(Stored items from a collection)
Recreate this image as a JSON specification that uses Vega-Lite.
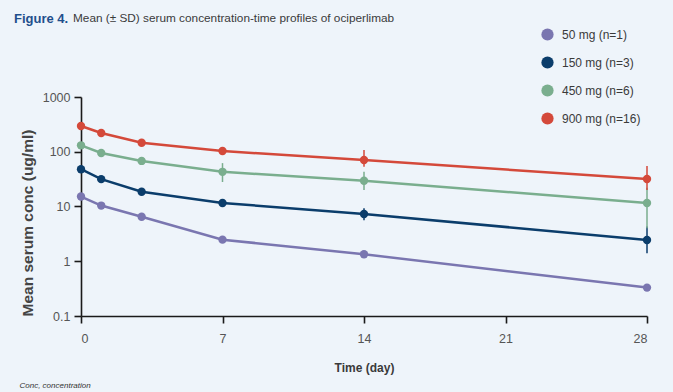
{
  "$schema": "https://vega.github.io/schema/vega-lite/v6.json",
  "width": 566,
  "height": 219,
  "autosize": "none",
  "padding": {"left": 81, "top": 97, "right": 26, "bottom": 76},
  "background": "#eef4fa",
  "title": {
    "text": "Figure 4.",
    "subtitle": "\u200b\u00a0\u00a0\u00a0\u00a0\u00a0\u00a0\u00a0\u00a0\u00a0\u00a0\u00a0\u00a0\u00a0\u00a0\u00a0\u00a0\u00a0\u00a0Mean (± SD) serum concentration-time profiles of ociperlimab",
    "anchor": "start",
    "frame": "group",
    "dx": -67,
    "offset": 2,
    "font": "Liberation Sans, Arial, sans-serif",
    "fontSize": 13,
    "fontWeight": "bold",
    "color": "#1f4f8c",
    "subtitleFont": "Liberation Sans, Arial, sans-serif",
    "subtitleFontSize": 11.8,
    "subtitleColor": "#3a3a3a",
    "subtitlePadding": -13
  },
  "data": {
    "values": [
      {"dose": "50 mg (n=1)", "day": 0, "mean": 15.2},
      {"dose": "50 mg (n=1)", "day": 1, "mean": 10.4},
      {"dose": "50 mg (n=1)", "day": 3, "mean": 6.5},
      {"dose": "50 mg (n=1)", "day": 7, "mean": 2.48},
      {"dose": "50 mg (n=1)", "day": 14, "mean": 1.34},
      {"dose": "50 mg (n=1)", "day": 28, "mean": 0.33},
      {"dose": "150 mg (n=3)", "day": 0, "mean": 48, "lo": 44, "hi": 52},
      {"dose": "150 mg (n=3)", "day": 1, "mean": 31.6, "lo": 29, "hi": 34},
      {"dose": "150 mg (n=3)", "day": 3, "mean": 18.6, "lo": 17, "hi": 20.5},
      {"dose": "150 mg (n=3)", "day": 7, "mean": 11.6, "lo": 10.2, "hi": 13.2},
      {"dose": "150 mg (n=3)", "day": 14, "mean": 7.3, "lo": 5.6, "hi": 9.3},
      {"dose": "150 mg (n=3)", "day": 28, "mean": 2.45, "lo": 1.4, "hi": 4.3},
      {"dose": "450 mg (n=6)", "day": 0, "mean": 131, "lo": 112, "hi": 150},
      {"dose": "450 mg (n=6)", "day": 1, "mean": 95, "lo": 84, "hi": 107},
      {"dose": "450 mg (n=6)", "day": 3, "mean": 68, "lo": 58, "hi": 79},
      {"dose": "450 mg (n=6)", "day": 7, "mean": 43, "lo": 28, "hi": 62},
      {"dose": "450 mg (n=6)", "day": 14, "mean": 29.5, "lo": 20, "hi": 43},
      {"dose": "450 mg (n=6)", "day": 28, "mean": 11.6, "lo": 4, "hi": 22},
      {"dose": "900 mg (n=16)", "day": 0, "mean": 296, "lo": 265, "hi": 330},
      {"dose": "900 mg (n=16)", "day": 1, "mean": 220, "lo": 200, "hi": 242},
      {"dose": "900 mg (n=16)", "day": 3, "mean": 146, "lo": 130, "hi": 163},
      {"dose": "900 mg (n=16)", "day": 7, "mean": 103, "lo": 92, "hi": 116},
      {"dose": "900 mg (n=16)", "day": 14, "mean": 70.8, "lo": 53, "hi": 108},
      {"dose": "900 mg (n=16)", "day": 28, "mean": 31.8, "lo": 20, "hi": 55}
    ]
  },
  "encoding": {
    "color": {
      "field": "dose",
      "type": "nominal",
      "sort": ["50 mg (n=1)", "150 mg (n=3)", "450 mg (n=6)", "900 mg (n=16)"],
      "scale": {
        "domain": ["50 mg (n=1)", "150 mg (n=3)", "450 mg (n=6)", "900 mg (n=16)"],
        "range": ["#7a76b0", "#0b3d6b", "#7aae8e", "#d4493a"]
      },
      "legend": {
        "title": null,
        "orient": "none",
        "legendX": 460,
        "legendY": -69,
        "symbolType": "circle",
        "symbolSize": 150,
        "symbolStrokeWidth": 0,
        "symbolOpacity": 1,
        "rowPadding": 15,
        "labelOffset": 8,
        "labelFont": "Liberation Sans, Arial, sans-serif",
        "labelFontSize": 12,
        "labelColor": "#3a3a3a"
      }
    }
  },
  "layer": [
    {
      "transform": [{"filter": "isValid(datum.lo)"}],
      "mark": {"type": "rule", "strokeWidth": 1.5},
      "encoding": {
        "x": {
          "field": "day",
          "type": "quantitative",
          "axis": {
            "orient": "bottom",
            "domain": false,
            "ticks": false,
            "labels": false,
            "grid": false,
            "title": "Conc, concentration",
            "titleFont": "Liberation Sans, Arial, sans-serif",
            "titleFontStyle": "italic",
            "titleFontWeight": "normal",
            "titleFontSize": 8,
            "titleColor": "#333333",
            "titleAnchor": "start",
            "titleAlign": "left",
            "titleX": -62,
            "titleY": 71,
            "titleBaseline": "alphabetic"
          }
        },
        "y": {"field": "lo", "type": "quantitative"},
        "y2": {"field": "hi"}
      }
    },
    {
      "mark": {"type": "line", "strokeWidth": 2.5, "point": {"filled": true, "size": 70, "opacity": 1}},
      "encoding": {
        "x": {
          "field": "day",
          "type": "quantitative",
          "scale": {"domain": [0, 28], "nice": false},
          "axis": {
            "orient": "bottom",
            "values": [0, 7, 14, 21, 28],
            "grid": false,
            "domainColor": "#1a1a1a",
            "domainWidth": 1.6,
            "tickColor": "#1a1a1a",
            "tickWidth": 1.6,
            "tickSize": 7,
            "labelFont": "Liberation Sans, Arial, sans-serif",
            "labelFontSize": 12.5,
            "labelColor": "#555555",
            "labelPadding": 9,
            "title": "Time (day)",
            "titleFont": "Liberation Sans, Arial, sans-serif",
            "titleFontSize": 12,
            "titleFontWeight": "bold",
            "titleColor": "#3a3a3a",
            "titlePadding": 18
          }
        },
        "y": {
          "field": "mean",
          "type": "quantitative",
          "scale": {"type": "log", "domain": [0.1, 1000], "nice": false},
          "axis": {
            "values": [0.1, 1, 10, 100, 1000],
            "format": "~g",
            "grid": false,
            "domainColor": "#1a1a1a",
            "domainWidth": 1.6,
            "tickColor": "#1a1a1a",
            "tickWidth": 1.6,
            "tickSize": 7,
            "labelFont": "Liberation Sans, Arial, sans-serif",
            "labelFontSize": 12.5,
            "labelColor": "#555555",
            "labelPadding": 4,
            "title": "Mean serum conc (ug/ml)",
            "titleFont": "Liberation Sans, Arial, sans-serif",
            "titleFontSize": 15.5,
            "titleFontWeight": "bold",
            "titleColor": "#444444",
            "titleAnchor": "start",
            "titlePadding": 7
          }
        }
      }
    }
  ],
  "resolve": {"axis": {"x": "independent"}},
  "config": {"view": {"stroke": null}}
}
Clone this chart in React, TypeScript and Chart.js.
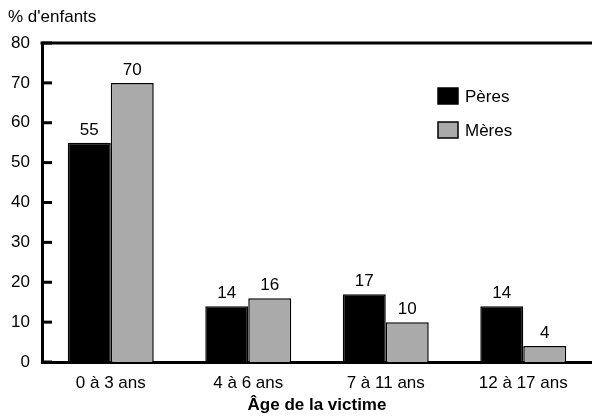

What you are asked to do —
All records above are to be printed exactly, minus the pictures they contain.

Solved problem —
Recreate this image as a JSON specification that uses Vega-Lite.
{
  "$schema": "https://vega.github.io/schema/vega-lite/v6.json",
  "width": 566,
  "height": 219,
  "autosize": "none",
  "padding": {"left": 81, "top": 97, "right": 26, "bottom": 76},
  "background": "#eef4fa",
  "title": {
    "text": "Figure 4.",
    "subtitle": "\u200b\u00a0\u00a0\u00a0\u00a0\u00a0\u00a0\u00a0\u00a0\u00a0\u00a0\u00a0\u00a0\u00a0\u00a0\u00a0\u00a0\u00a0\u00a0Mean (± SD) serum concentration-time profiles of ociperlimab",
    "anchor": "start",
    "frame": "group",
    "dx": -67,
    "offset": 2,
    "font": "Liberation Sans, Arial, sans-serif",
    "fontSize": 13,
    "fontWeight": "bold",
    "color": "#1f4f8c",
    "subtitleFont": "Liberation Sans, Arial, sans-serif",
    "subtitleFontSize": 11.8,
    "subtitleColor": "#3a3a3a",
    "subtitlePadding": -13
  },
  "data": {
    "values": [
      {"dose": "50 mg (n=1)", "day": 0, "mean": 15.2},
      {"dose": "50 mg (n=1)", "day": 1, "mean": 10.4},
      {"dose": "50 mg (n=1)", "day": 3, "mean": 6.5},
      {"dose": "50 mg (n=1)", "day": 7, "mean": 2.48},
      {"dose": "50 mg (n=1)", "day": 14, "mean": 1.34},
      {"dose": "50 mg (n=1)", "day": 28, "mean": 0.33},
      {"dose": "150 mg (n=3)", "day": 0, "mean": 48, "lo": 44, "hi": 52},
      {"dose": "150 mg (n=3)", "day": 1, "mean": 31.6, "lo": 29, "hi": 34},
      {"dose": "150 mg (n=3)", "day": 3, "mean": 18.6, "lo": 17, "hi": 20.5},
      {"dose": "150 mg (n=3)", "day": 7, "mean": 11.6, "lo": 10.2, "hi": 13.2},
      {"dose": "150 mg (n=3)", "day": 14, "mean": 7.3, "lo": 5.6, "hi": 9.3},
      {"dose": "150 mg (n=3)", "day": 28, "mean": 2.45, "lo": 1.4, "hi": 4.3},
      {"dose": "450 mg (n=6)", "day": 0, "mean": 131, "lo": 112, "hi": 150},
      {"dose": "450 mg (n=6)", "day": 1, "mean": 95, "lo": 84, "hi": 107},
      {"dose": "450 mg (n=6)", "day": 3, "mean": 68, "lo": 58, "hi": 79},
      {"dose": "450 mg (n=6)", "day": 7, "mean": 43, "lo": 28, "hi": 62},
      {"dose": "450 mg (n=6)", "day": 14, "mean": 29.5, "lo": 20, "hi": 43},
      {"dose": "450 mg (n=6)", "day": 28, "mean": 11.6, "lo": 4, "hi": 22},
      {"dose": "900 mg (n=16)", "day": 0, "mean": 296, "lo": 265, "hi": 330},
      {"dose": "900 mg (n=16)", "day": 1, "mean": 220, "lo": 200, "hi": 242},
      {"dose": "900 mg (n=16)", "day": 3, "mean": 146, "lo": 130, "hi": 163},
      {"dose": "900 mg (n=16)", "day": 7, "mean": 103, "lo": 92, "hi": 116},
      {"dose": "900 mg (n=16)", "day": 14, "mean": 70.8, "lo": 53, "hi": 108},
      {"dose": "900 mg (n=16)", "day": 28, "mean": 31.8, "lo": 20, "hi": 55}
    ]
  },
  "encoding": {
    "color": {
      "field": "dose",
      "type": "nominal",
      "sort": ["50 mg (n=1)", "150 mg (n=3)", "450 mg (n=6)", "900 mg (n=16)"],
      "scale": {
        "domain": ["50 mg (n=1)", "150 mg (n=3)", "450 mg (n=6)", "900 mg (n=16)"],
        "range": ["#7a76b0", "#0b3d6b", "#7aae8e", "#d4493a"]
      },
      "legend": {
        "title": null,
        "orient": "none",
        "legendX": 460,
        "legendY": -69,
        "symbolType": "circle",
        "symbolSize": 150,
        "symbolStrokeWidth": 0,
        "symbolOpacity": 1,
        "rowPadding": 15,
        "labelOffset": 8,
        "labelFont": "Liberation Sans, Arial, sans-serif",
        "labelFontSize": 12,
        "labelColor": "#3a3a3a"
      }
    }
  },
  "layer": [
    {
      "transform": [{"filter": "isValid(datum.lo)"}],
      "mark": {"type": "rule", "strokeWidth": 1.5},
      "encoding": {
        "x": {
          "field": "day",
          "type": "quantitative",
          "axis": {
            "orient": "bottom",
            "domain": false,
            "ticks": false,
            "labels": false,
            "grid": false,
            "title": "Conc, concentration",
            "titleFont": "Liberation Sans, Arial, sans-serif",
            "titleFontStyle": "italic",
            "titleFontWeight": "normal",
            "titleFontSize": 8,
            "titleColor": "#333333",
            "titleAnchor": "start",
            "titleAlign": "left",
            "titleX": -62,
            "titleY": 71,
            "titleBaseline": "alphabetic"
          }
        },
        "y": {"field": "lo", "type": "quantitative"},
        "y2": {"field": "hi"}
      }
    },
    {
      "mark": {"type": "line", "strokeWidth": 2.5, "point": {"filled": true, "size": 70, "opacity": 1}},
      "encoding": {
        "x": {
          "field": "day",
          "type": "quantitative",
          "scale": {"domain": [0, 28], "nice": false},
          "axis": {
            "orient": "bottom",
            "values": [0, 7, 14, 21, 28],
            "grid": false,
            "domainColor": "#1a1a1a",
            "domainWidth": 1.6,
            "tickColor": "#1a1a1a",
            "tickWidth": 1.6,
            "tickSize": 7,
            "labelFont": "Liberation Sans, Arial, sans-serif",
            "labelFontSize": 12.5,
            "labelColor": "#555555",
            "labelPadding": 9,
            "title": "Time (day)",
            "titleFont": "Liberation Sans, Arial, sans-serif",
            "titleFontSize": 12,
            "titleFontWeight": "bold",
            "titleColor": "#3a3a3a",
            "titlePadding": 18
          }
        },
        "y": {
          "field": "mean",
          "type": "quantitative",
          "scale": {"type": "log", "domain": [0.1, 1000], "nice": false},
          "axis": {
            "values": [0.1, 1, 10, 100, 1000],
            "format": "~g",
            "grid": false,
            "domainColor": "#1a1a1a",
            "domainWidth": 1.6,
            "tickColor": "#1a1a1a",
            "tickWidth": 1.6,
            "tickSize": 7,
            "labelFont": "Liberation Sans, Arial, sans-serif",
            "labelFontSize": 12.5,
            "labelColor": "#555555",
            "labelPadding": 4,
            "title": "Mean serum conc (ug/ml)",
            "titleFont": "Liberation Sans, Arial, sans-serif",
            "titleFontSize": 15.5,
            "titleFontWeight": "bold",
            "titleColor": "#444444",
            "titleAnchor": "start",
            "titlePadding": 7
          }
        }
      }
    }
  ],
  "resolve": {"axis": {"x": "independent"}},
  "config": {"view": {"stroke": null}}
}
Clone this chart in React, TypeScript and Chart.js.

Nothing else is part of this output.